Hitchcock too fractured
Much like the bathroom at the Bates Motel where Marion Crane met her untimely death, Sacha Gervasi’s Hitchcock is a bit of a mess. Attempting to tell the story about the making of one of the most notorious films of all time, while psychoanalyzing its director, is an intriguing story on paper. Not so in practice.
The script by John McLaughlin ends up being as schizophrenic as Norman Bates. Neither the plotline, focusing on the behind-the-scenes machinations that went into the making of Psycho, nor that concerning Hitchcock’s private trials are fully developed. The result is a movie composed of two halves that don’t meet in the middle but rather fracture one another, resulting in a disappointing viewing experience.
The film opens at the premiere of one of Hitchcock’s masterpieces, North by Northwest. Despite the success of this film, the director (Anthony Hopkins) is filled with doubt. Trade papers are beginning to tout the success of younger more relevant filmmakers. Out to play against expectations and prove that he still has a trick or two up his sleeve, he sets out to find a story that will put him back on top. He finds it in Robert Bloch’s novel Psycho, a highly fictionalized account of a series of murders committed by Wisconsin serial killer Ed Gein. Grisly and considered distasteful, Hitchcock has to finance the film on his own when Paramount Pictures refuses to do so, and while his loving wife Alma (Helen Mirren) supports him, she too has her doubts as to how acceptable this story will be to the viewing public.
Based very loosely on the book Alfred Hitchcock and the Making of Psycho by Stephen Rebello, a work I cannot recommend highly enough if you want to get the straight dope on this seminal horror film, McLaughlin’s screenplay uses far too much conjecture as to what Hitchcock was feeling and thinking during the making of the film and then clutters matters even more by focusing far too much on Alma and her relationship with screenwriter Whitfield Cook (Danny Huston). Hitchcock is seen speaking to Gein (Michael Wincott) in his mind when he’s wrestling with his doubts or unfulfilled desires where pursuing his leading ladies are concerned. He’s also shown in the act of voyeurism just as Bates does in the film. Gervasi wants us to believe that Norman was Hitchcock’s surrogate through which he acted out his repressed violent desires. These moments come off as cheap and half-realized and only serve as a distraction from what should be the focus of the film.
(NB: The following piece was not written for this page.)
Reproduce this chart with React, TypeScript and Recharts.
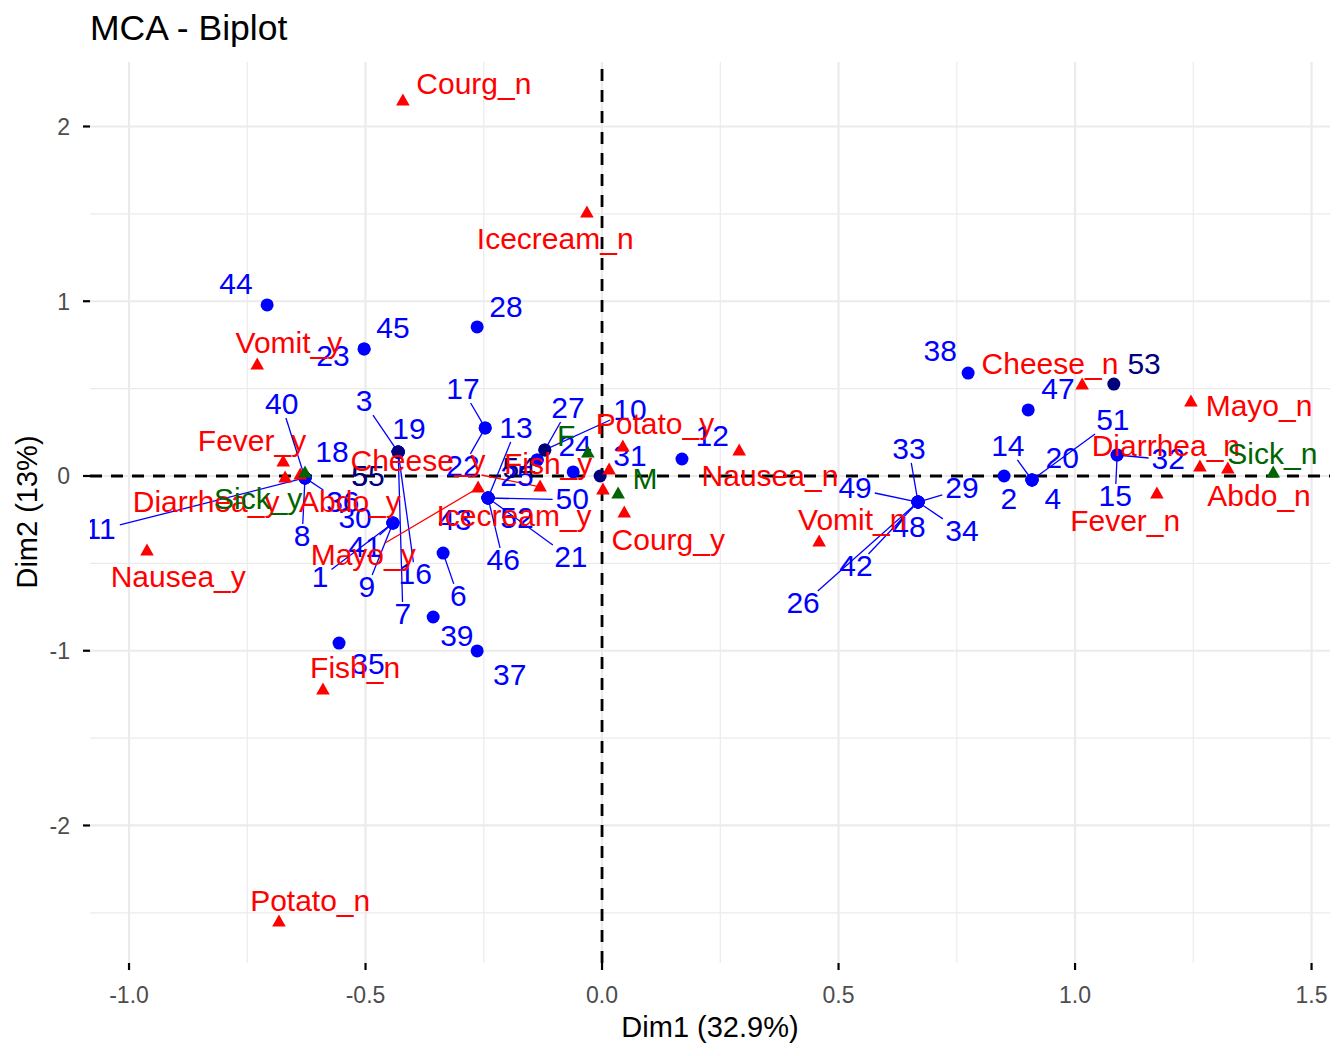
import React from 'react';
import { ScatterChart, Scatter, XAxis, YAxis, ReferenceLine } from 'recharts';

// ---------------- data ----------------
const indIds = [
  '1','2','3','4','5','6','7','8','9','10','11','12','13','14','15','16','17','18','19','20',
  '21','22','23','24','25','26','27','28','29','30','31','32','33','34','35','36','37','38','39','40',
  '41','42','43','44','45','46','47','48','49','50','51','52','53','54','55',
];
const indDim1 = [
  -0.442, 0.850, -0.431, 0.909, -0.431, -0.336, -0.431, -0.628, -0.442, -0.121,
  -0.628, 0.169, -0.241, 0.909, 1.089, -0.431, -0.247, -0.628, -0.431, 0.909,
  -0.241, -0.247, -0.503, -0.061, -0.137, 0.668, -0.121, -0.264, 0.668, -0.442,
  -0.004, 1.089, 0.668, 0.668, -0.556, -0.628, -0.264, 0.774, -0.357, -0.628,
  -0.442, 0.668, -0.241, -0.708, -0.503, -0.241, 0.901, 0.668, 0.668, -0.241,
  0.909, -0.241, 1.082, -0.137, -0.431,
];
const indDim2 = [
  -0.269, 0.000, 0.137, -0.023, 0.137, -0.441, 0.137, -0.011, -0.269, 0.149,
  -0.011, 0.097, -0.126, -0.023, 0.120, 0.137, 0.275, -0.011, 0.137, -0.023,
  -0.126, 0.275, 0.727, 0.023, 0.092, -0.149, 0.149, 0.853, -0.149, -0.269,
  0.000, 0.120, -0.149, -0.149, -0.956, -0.011, -1.001, 0.589, -0.807, -0.011,
  -0.269, -0.149, -0.126, 0.979, 0.727, -0.126, 0.378, -0.149, -0.149, -0.126,
  -0.023, -0.126, 0.526, 0.092, 0.137,
];
const indLabelDim1 = [
  -0.596, 0.860, -0.503, 0.953, -0.512, -0.304, -0.421, -0.634, -0.497, 0.059,
  -1.061, 0.233, -0.182, 0.858, 1.085, -0.395, -0.294, -0.571, -0.408, 0.973,
  -0.066, -0.294, -0.569, -0.057, -0.180, 0.425, -0.072, -0.203, 0.761, -0.522,
  0.059, 1.197, 0.649, 0.761, -0.495, -0.548, -0.195, 0.715, -0.307, -0.677,
  -0.501, 0.537, -0.311, -0.774, -0.442, -0.209, 0.964, 0.649, 0.535, -0.063,
  1.080, -0.180, 1.146, -0.175, -0.495,
];
const indLabelDim2 = [
  -0.584, -0.137, 0.423, -0.137, -0.006, -0.692, -0.795, -0.349, -0.641, 0.372,
  -0.309, 0.223, 0.269, 0.166, -0.120, -0.567, 0.492, 0.132, 0.263, 0.097,
  -0.469, 0.052, 0.681, 0.166, -0.006, -0.732, 0.383, 0.961, -0.074, -0.246,
  0.109, 0.092, 0.149, -0.320, -1.082, -0.155, -1.144, 0.710, -0.921, 0.406,
  -0.412, -0.521, -0.258, 1.093, 0.841, -0.486, 0.492, -0.298, -0.074, -0.137,
  0.315, -0.246, 0.635, 0.040, -0.006,
];
const indWithSegment = [
  '1','3','6','7','8','9','10','11','13','14','15','16','17','21','22','26','27','29',
  '32','33','34','36','40','41','42','46','49','50','51',
];
const indDarkDots = ['19', '27', '31', '53'];
const indDarkLabels = ['5', '53', '54', '55'];

const varNames = [
  'Courg_n', 'Icecream_n', 'Vomit_y', 'Fever_y', 'Diarrhea_y', 'Abdo_y', 'Nausea_y', 'Mayo_y',
  'Cheese_y', 'Fish_y', 'Potato_y', 'Icecream_y', 'Courg_y', 'Nausea_n', 'Vomit_n', 'Fish_n',
  'Potato_n', 'Cheese_n', 'Mayo_n', 'Diarrhea_n', 'Abdo_n', 'Fever_n',
];
const varDim1 = [
  -0.421, -0.032, -0.729, -0.674, -0.670, -0.638, -0.962, -0.262,
  -0.131, 0.015, 0.044, 0.002, 0.047, 0.290, 0.459, -0.590,
  -0.683, 1.015, 1.245, 1.264, 1.323, 1.173,
];
const varDim2 = [
  2.146, 1.505, 0.635, 0.080, -0.011, 0.006, -0.429, -0.069,
  -0.063, 0.034, 0.166, -0.080, -0.212, 0.143, -0.378, -1.225,
  -2.552, 0.521, 0.423, 0.052, 0.040, -0.103,
];
const varLabelDim1 = [
  -0.271, -0.099, -0.662, -0.740, -0.837, -0.533, -0.896, -0.505,
  -0.389, -0.114, 0.112, -0.186, 0.140, 0.355, 0.529, -0.522,
  -0.617, 0.947, 1.389, 1.192, 1.389, 1.106,
];
const varLabelDim2 = [
  2.237, 1.350, 0.755, 0.195, -0.155, -0.155, -0.584, -0.458,
  0.080, 0.063, 0.292, -0.235, -0.372, -0.006, -0.258, -1.104,
  -2.438, 0.635, 0.395, 0.166, -0.120, -0.263,
];
const varWithSegment = ['Mayo_y', 'Cheese_y'];

const supNames = ['Sick_y', 'Sick_n', 'F', 'M'];
const supDim1 = [-0.628, 1.419, -0.030, 0.034];
const supDim2 = [0.017, 0.017, 0.132, -0.103];
const supLabelDim1 = [-0.727, 1.417, -0.076, 0.091];
const supLabelDim2 = [-0.137, 0.120, 0.223, -0.023];

const xTicks = [-1, -0.5, 0, 0.5, 1, 1.5];
const yTicks = [-2, -1, 0, 1, 2];
const xMinorTicks = [-0.75, -0.25, 0.25, 0.75, 1.25];
const yMinorTicks = [-2.5, -1.5, -0.5, 0.5, 1.5];

const TITLE = 'MCA - Biplot';
const X_TITLE = 'Dim1 (32.9%)';
const Y_TITLE = 'Dim2 (13%)';

// ---------------- layout / style ----------------
const FONT = '"Liberation Sans", Arial, Helvetica, sans-serif';
const BLUE = '#0000FF';
const NAVY = '#00007A';
const RED = '#FF0000';
const GREEN = '#006400';
const GRID = '#EBEBEB';

const CHART_W = 1344;
const CHART_H = 1056;
const MARGIN = { top: 62, right: 14, bottom: 33, left: 0 };
const Y_AXIS_W = 90;
const X_AXIS_H = 60;
const X_DOMAIN: [number, number] = [-1.0825, 1.539];
const Y_DOMAIN: [number, number] = [-2.787, 2.369];
const LABEL_SIZE = 30;

const plotW = CHART_W - MARGIN.left - MARGIN.right - Y_AXIS_W;
const plotH = CHART_H - MARGIN.top - MARGIN.bottom - X_AXIS_H;
const kx = plotW / (X_DOMAIN[1] - X_DOMAIN[0]);
const ky = plotH / (Y_DOMAIN[1] - Y_DOMAIN[0]);

const charW = (c: string) => {
  if (/[0-9_]/.test(c)) return 0.556;
  if (/[A-Z]/.test(c)) return 0.68;
  if (/[il]/.test(c)) return 0.23;
  if (/[rt]/.test(c)) return 0.31;
  if (c === 'm') return 0.833;
  return 0.53;
};
const textW = (s: string) => s.split('').reduce((a, c) => a + charW(c), 0) * LABEL_SIZE;

// end of leader segment: where the line from the label centre to the point leaves the label box
function segmentEnd(px: number, py: number, lx: number, ly: number, text: string) {
  const dxp = (px - lx) * kx;
  const dyp = (py - ly) * ky;
  const hw = textW(text) / 2 + 3;
  const hh = 13;
  const tx = Math.abs(dxp) < 1e-9 ? Infinity : hw / Math.abs(dxp);
  const ty = Math.abs(dyp) < 1e-9 ? Infinity : hh / Math.abs(dyp);
  const t = Math.min(tx, ty, 1);
  return { x: lx + (px - lx) * t, y: ly + (py - ly) * t };
}

type Row = { name: string; x: number; y: number; lx: number; ly: number };

const indRows: Row[] = indIds.map((name, i) => ({
  name, x: indDim1[i], y: indDim2[i], lx: indLabelDim1[i], ly: indLabelDim2[i],
}));
const varRows: Row[] = varNames.map((name, i) => ({
  name, x: varDim1[i], y: varDim2[i], lx: varLabelDim1[i], ly: varLabelDim2[i],
}));
const supRows: Row[] = supNames.map((name, i) => ({
  name, x: supDim1[i], y: supDim2[i], lx: supLabelDim1[i], ly: supLabelDim2[i],
}));

const indDotData = [...indRows].sort(
  (a, b) => Number(indDarkDots.includes(a.name)) - Number(indDarkDots.includes(b.name)),
);
const labelData = (rows: Row[]) => rows.map((r) => ({ x: r.lx, y: r.ly, name: r.name }));

const circleShape = (p: any) => (
  <circle cx={p.cx} cy={p.cy} r={6.5} fill={indDarkDots.includes(p.payload.name) ? NAVY : BLUE} />
);
const triangleShape = (color: string) => (p: any) => (
  <polygon
    points={`${p.cx},${p.cy - 7.5} ${p.cx - 6.8},${p.cy + 4.5} ${p.cx + 6.8},${p.cy + 4.5}`}
    fill={color}
  />
);
const labelShape = (colorOf: (n: string) => string) => (p: any) => (
  <text
    x={p.cx}
    y={p.cy}
    dy={LABEL_SIZE * 0.3}
    textAnchor="middle"
    fontSize={LABEL_SIZE}
    fontFamily={FONT}
    fill={colorOf(p.payload.name)}
  >
    {p.payload.name}
  </text>
);

const XTick = (p: any) => (
  <text x={p.x} y={p.y} dy={33} textAnchor="middle" fontSize={23} fontFamily={FONT} fill="#4D4D4D">
    {Number(p.payload.value).toFixed(1)}
  </text>
);
const YTick = (p: any) => (
  <text x={p.x} y={p.y} dy={8.3} textAnchor="end" fontSize={23} fontFamily={FONT} fill="#4D4D4D">
    {String(p.payload.value)}
  </text>
);

const segments = (rows: Row[], withSeg: string[], color: string, key: string) =>
  rows
    .filter((r) => withSeg.includes(r.name))
    .map((r) => {
      const e = segmentEnd(r.x, r.y, r.lx, r.ly, r.name);
      return (
        <ReferenceLine
          key={`${key}-${r.name}`}
          segment={[{ x: r.x, y: r.y }, { x: e.x, y: e.y }]}
          stroke={color}
          strokeWidth={1.3}
          ifOverflow="visible"
        />
      );
    });

const gridLines = () => [
  ...xMinorTicks.map((v) => <ReferenceLine key={`gxm${v}`} x={v} stroke={GRID} strokeWidth={1.2} />),
  ...yMinorTicks.map((v) => <ReferenceLine key={`gym${v}`} y={v} stroke={GRID} strokeWidth={1.2} />),
  ...xTicks.map((v) => <ReferenceLine key={`gx${v}`} x={v} stroke={GRID} strokeWidth={2.2} />),
  ...yTicks.map((v) => <ReferenceLine key={`gy${v}`} y={v} stroke={GRID} strokeWidth={2.2} />),
];

export default function App() {
  return (
    <div style={{ position: 'absolute', left: 0, top: 0, width: CHART_W, height: CHART_H, background: '#fff' }}>
      <ScatterChart width={CHART_W} height={CHART_H} margin={MARGIN}>
        <XAxis
          type="number"
          dataKey="x"
          domain={X_DOMAIN}
          ticks={xTicks}
          allowDataOverflow
          height={X_AXIS_H}
          axisLine={false}
          tickSize={7}
          tickMargin={0}
          tickLine={{ stroke: '#000', strokeWidth: 2.2 }}
          tick={<XTick />}
        />
        <YAxis
          type="number"
          dataKey="y"
          domain={Y_DOMAIN}
          ticks={yTicks}
          allowDataOverflow
          width={Y_AXIS_W}
          axisLine={false}
          tickSize={7}
          tickMargin={13}
          tickLine={{ stroke: '#000', strokeWidth: 2.2 }}
          tick={<YTick />}
        />
        {gridLines()}
        <ReferenceLine x={0} stroke="#000" strokeWidth={2.8} strokeDasharray="12 9" />
        <ReferenceLine y={0} stroke="#000" strokeWidth={2.8} strokeDasharray="12 9" />
        {segments(indRows, indWithSegment, BLUE, 'ind')}
        {segments(varRows, varWithSegment, RED, 'var')}
        <Scatter data={indDotData} shape={circleShape} isAnimationActive={false} />
        <Scatter
          data={labelData(indRows)}
          shape={labelShape((n) => (indDarkLabels.includes(n) ? NAVY : BLUE))}
          isAnimationActive={false}
        />
        <Scatter data={varRows} shape={triangleShape(RED)} isAnimationActive={false} />
        <Scatter data={labelData(varRows)} shape={labelShape(() => RED)} isAnimationActive={false} />
        <Scatter data={supRows} shape={triangleShape(GREEN)} isAnimationActive={false} />
        <Scatter data={labelData(supRows)} shape={labelShape(() => GREEN)} isAnimationActive={false} />
      </ScatterChart>
      <svg
        width={CHART_W}
        height={CHART_H}
        style={{ position: 'absolute', left: 0, top: 0, pointerEvents: 'none' }}
      >
        <text x={90} y={40} fontSize={35.5} fontFamily={FONT} fill="#000">{TITLE}</text>
        <text x={710} y={1037} fontSize={29} fontFamily={FONT} fill="#000" textAnchor="middle">{X_TITLE}</text>
        <text
          x={37}
          y={512}
          fontSize={29}
          fontFamily={FONT}
          fill="#000"
          textAnchor="middle"
          transform="rotate(-90 37 512)"
        >
          {Y_TITLE}
        </text>
      </svg>
    </div>
  );
}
As a result, not nearly enough time is spent examining the trials and tribulations Hitchcock went through to complete Psycho. Though his bouts with Hollywood censors are seen twice, they don’t begin to scratch the surface as far as the true titanic battles he had to endure with them. Other tidbits, such as how he determined the sound effect for how a blade sounds when it enters flesh, how he cut costs by using the crew from his television show and the process he went through in determining what should be used for blood on screen are all ignored. Most egregious is the fact that the making of the famous shower scene, perhaps the most analyzed 45 seconds in film, is completely ignored and is instead used as an opportunity for Hitchcock to go into another of his self-analytical trances.
The end result is a movie that fails to meet expectations on every front. A failure as a historical account and an embarrassment as a character study, Gervasi’s movie plays like a student project that would have been acknowledged as “intriguing” in film school, but is hardly the work of even a competent director, let alone a master, whose life provides the fodder for this misguided exercise.